On June 11, 1999, President Bill Clinton issued Proclamation No. 7203. It was the first time a U.S. president had officially recognized June as Gay and Lesbian Pride Month.
Clinton’s successor, President George W. Bush, did not recognize Pride Month during his eight years in office. President Barack Obama, however, followed Clinton’s example, marking Pride Month – and expanding it to include bisexual and transgender Americans – every year he was in office. President Donald Trump did tweet about Pride Month in 2019, but never officially recognized the month. On June 1, 2021, President Joe Biden’s White House issued a proclamation recognizing June as Pride Month.
2. Brenda Howard is considered the “Mother of Pride.”
The mantle of “Mother of Pride” belongs to lifelong New Yorker Brenda Howard. Howard, a Bronx-born bisexual woman, organized the Christopher Street Liberation Day March and is hailed as one of the 20th century’s leading voices in bisexual rights and equality.
Howard’s activism spanned decades and led to multiple arrests for civil disobedience – including demonstrating for women’s health and the rights of those living with HIV and AIDS in the 1980s and protesting against the firing of a lesbian in Georgia in the 1990s. Howard passed away in 2003.
3. The Stonewall Riots were not America’s first LGBTQ uprising.
In May 1959, a group of LGBTQ individuals who were fed up with being mistreated by the police revolted at Cooper Do-Nuts in Los Angeles.
According to a 2015 article in Out magazine, the group, which was led by several transgender women, “pelted officers with donuts, coffee, and paper plates until they were forced to retreat and return with larger numbers.” It is the first documented LGBTQ uprising in U.S. history.
4. The creator of the famous rainbow flag was known affectionately as “the gay Betsy Ross”.
In the 1978 Gay Pride Parade in San Francisco, artist Gilbert Baker unveiled a flag with eight colors (“sexuality” symbolized by hot pink, “life” by red, “healing” by orange, “the Sun” by yellow, “nature” by green, “art” by blue, “harmony” by indigo, and “spirit” by violet).

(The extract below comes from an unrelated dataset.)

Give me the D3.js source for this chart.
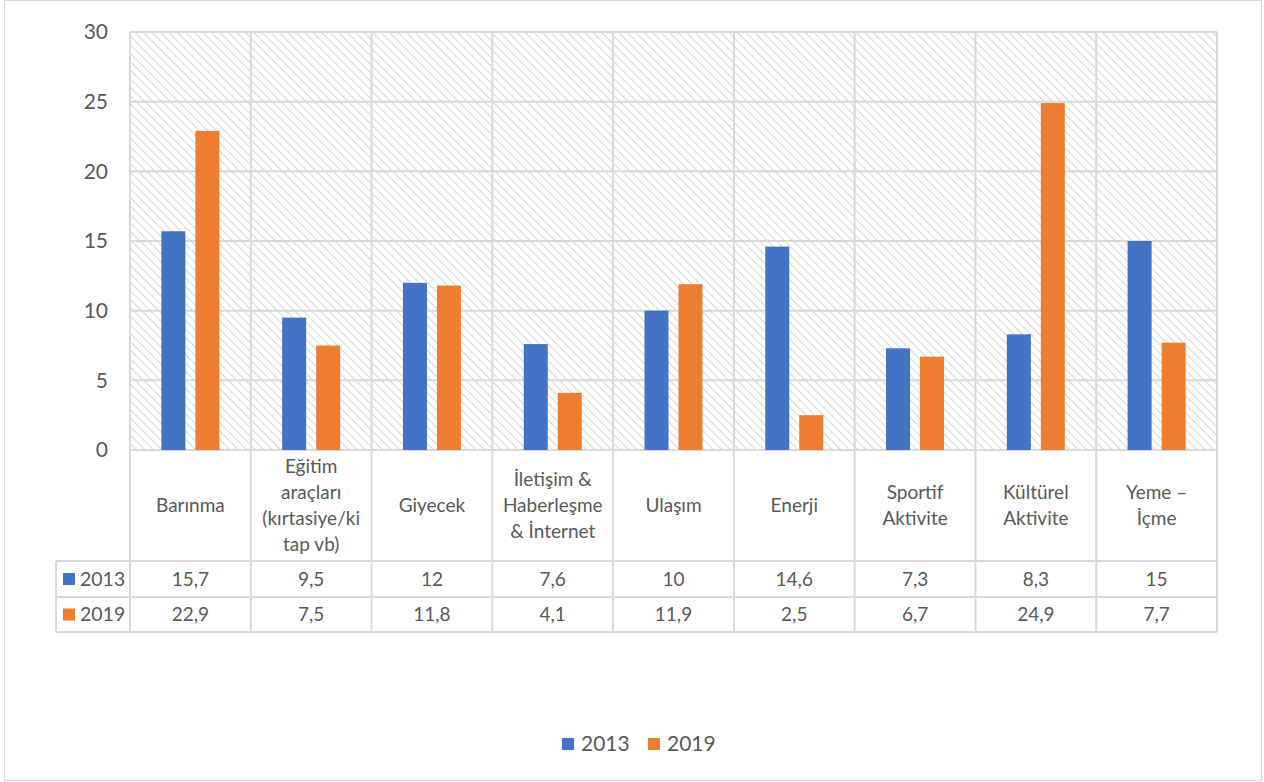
<html>
  <head>
    <meta charset="utf-8">
    <script src="https://cdn.jsdelivr.net/npm/d3@7/dist/d3.min.js"></script>
    <style>
      body { margin: 0; background: #fff; }
      text { font-family: Lato, "Open Sans", sans-serif; fill: #595959; }
    </style>
  </head>
  <body>
    <div id="main"></div>
  <script>
    // chart data
    var categories = [
      ["Barınma"],
      ["Eğitim", "araçları", "(kırtasiye/ki", "tap vb)"],
      ["Giyecek"],
      ["İletişim &", "Haberleşme", "& İnternet"],
      ["Ulaşım"],
      ["Enerji"],
      ["Sportif", "Aktivite"],
      ["Kültürel", "Aktivite"],
      ["Yeme –", "İçme"]
    ];
    var seriesNames = ["2013", "2019"];
    var values2013 = [15.7, 9.5, 12, 7.6, 10, 14.6, 7.3, 8.3, 15];
    var values2019 = [22.9, 7.5, 11.8, 4.1, 11.9, 2.5, 6.7, 24.9, 7.7];
    var yTicks = [0, 5, 10, 15, 20, 25, 30];
    var colors = ["#4472C4", "#ED7D31"];

    var svgWidth = 1264, svgHeight = 782;
    // plot box (don't call it "top", window.top is taken)
    var plotL = 130, plotR = 1217, plotT = 32, plotB = 450;
    var gridColor = "#d9d9d9";

    var svg = d3.select("#main").append("svg")
      .attr("width", svgWidth)
      .attr("height", svgHeight);

    // outer chart border
    svg.append("rect")
      .attr("x", 4.5).attr("y", 0.5)
      .attr("width", 1257).attr("height", 780)
      .style("fill", "none").style("stroke", "#d9d9d9");

    // hatch pattern for plot background
    var pat = svg.append("defs").append("pattern")
      .attr("id", "hatch")
      .attr("patternUnits", "userSpaceOnUse")
      .attr("width", 6).attr("height", 6)
      .attr("patternTransform", "rotate(-45)");
    pat.append("line")
      .attr("x1", 0).attr("y1", 0).attr("x2", 0).attr("y2", 6)
      .style("stroke", "#d6d6d6").style("stroke-width", 2);

    var x = d3.scaleBand()
      .domain(d3.range(categories.length))
      .range([plotL, plotR]);
    var y = d3.scaleLinear().domain([0, 30]).range([plotB, plotT]);

    svg.append("rect")
      .attr("x", plotL).attr("y", plotT)
      .attr("width", plotR - plotL).attr("height", plotB - plotT)
      .style("fill", "url(#hatch)");

    // horizontal gridlines
    svg.selectAll("line.hgrid")
      .data(yTicks)
      .enter().append("line")
      .attr("class", "hgrid")
      .attr("x1", plotL).attr("x2", plotR)
      .attr("y1", function(d) { return y(d); })
      .attr("y2", function(d) { return y(d); })
      .style("stroke", gridColor).style("stroke-width", 2);

    // vertical gridlines (plot + category header of table)
    var tableRow1 = 561, tableRow2 = 597, tableBottom = 632, tableLeft = 56;
    var bounds = d3.range(categories.length + 1).map(function(i) {
      return i < categories.length ? x(i) : plotR;
    });
    svg.selectAll("line.vgrid")
      .data(bounds)
      .enter().append("line")
      .attr("class", "vgrid")
      .attr("x1", function(d) { return d; })
      .attr("x2", function(d) { return d; })
      .attr("y1", plotT).attr("y2", tableBottom)
      .style("stroke", gridColor).style("stroke-width", 2);

    // table horizontal lines
    [tableRow1, tableRow2, tableBottom].forEach(function(yy) {
      svg.append("line")
        .attr("x1", tableLeft).attr("x2", plotR)
        .attr("y1", yy).attr("y2", yy)
        .style("stroke", gridColor).style("stroke-width", 2);
    });
    svg.append("line")
      .attr("x1", tableLeft).attr("x2", tableLeft)
      .attr("y1", tableRow1).attr("y2", tableBottom)
      .style("stroke", gridColor).style("stroke-width", 2);

    // y axis labels
    svg.selectAll("text.ytick")
      .data(yTicks)
      .enter().append("text")
      .attr("class", "ytick")
      .attr("x", 108)
      .attr("y", function(d) { return y(d); })
      .attr("dy", "0.35em")
      .attr("text-anchor", "end")
      .style("font-size", "21px")
      .text(function(d) { return d; });

    // bars
    var barW = 24, gap = 10;
    var allSeries = [values2013, values2019];
    allSeries.forEach(function(vals, s) {
      svg.selectAll("rect.bar" + s)
        .data(vals)
        .enter().append("rect")
        .attr("class", "bar" + s)
        .attr("x", function(d, i) {
          var c = x(i) + x.bandwidth() / 2;
          return s === 0 ? c - gap / 2 - barW : c + gap / 2;
        })
        .attr("y", function(d) { return y(d); })
        .attr("width", barW)
        .attr("height", function(d) { return y(0) - y(d); })
        .style("fill", colors[s]);
    });

    // category labels in table header
    var lineH = 26;
    categories.forEach(function(lines, i) {
      var cx = x(i) + x.bandwidth() / 2;
      var cy = (plotB + tableRow1) / 2;
      var t = svg.append("text")
        .attr("x", cx)
        .attr("text-anchor", "middle")
        .style("font-size", "19px");
      lines.forEach(function(l, k) {
        t.append("tspan")
          .attr("x", cx)
          .attr("y", cy + (k - (lines.length - 1) / 2) * lineH)
          .attr("dy", "0.35em")
          .text(l);
      });
    });

    // table values
    function fmt(v) { return String(v).replace(".", ","); }
    var rowMid = [(tableRow1 + tableRow2) / 2, (tableRow2 + tableBottom) / 2];
    allSeries.forEach(function(vals, s) {
      svg.append("rect")
        .attr("x", 63).attr("y", rowMid[s] - 6)
        .attr("width", 12).attr("height", 12)
        .style("fill", colors[s]);
      svg.append("text")
        .attr("x", 80).attr("y", rowMid[s])
        .attr("dy", "0.35em")
        .style("font-size", "19.5px")
        .text(seriesNames[s]);
      svg.selectAll("text.val" + s)
        .data(vals)
        .enter().append("text")
        .attr("class", "val" + s)
        .attr("x", function(d, i) { return x(i) + x.bandwidth() / 2; })
        .attr("y", rowMid[s])
        .attr("dy", "0.35em")
        .attr("text-anchor", "middle")
        .style("font-size", "19px")
        .text(fmt);
    });

    // legend
    var legendX = [562, 648];
    seriesNames.forEach(function(name, s) {
      svg.append("rect")
        .attr("x", legendX[s]).attr("y", 738)
        .attr("width", 12).attr("height", 12)
        .style("fill", colors[s]);
      svg.append("text")
        .attr("x", legendX[s] + 19).attr("y", 744)
        .attr("dy", "0.35em")
        .style("font-size", "21px")
        .text(name);
    });
  </script>
  </body>
</html>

The following year a six-color flag that’s commonly used today, appeared – with red, orange, yellow, green, blue (“harmony” replaced “art” as symbolized by blue in the flag), and purple/violet – partially because of the unavailability of some of the fabric colors. Baker dyed the fabrics and sewed the first flag himself, and thus became known as “the gay Betsy Ross.”
5. Not all Pride Months are held in June – or even July.
June is traditionally the month most communities celebrate Pride, as it commemorates the Stonewall Uprising. But not all Pride celebrations take place during the summer. Many Southern Pride parades occur in the autumn to take advantage of cooler temperatures. Atlanta Pride, Orlando Pride, and Kentuckiana Pride in Louisville all occur closer to National Coming Out Day on October 11 than they do the anniversary of Stonewall. Other events, such as Atlanta Black Pride (which is held on Labor Day weekend), occur throughout the year, meaning you can celebrate LGBTQ pride almost any time!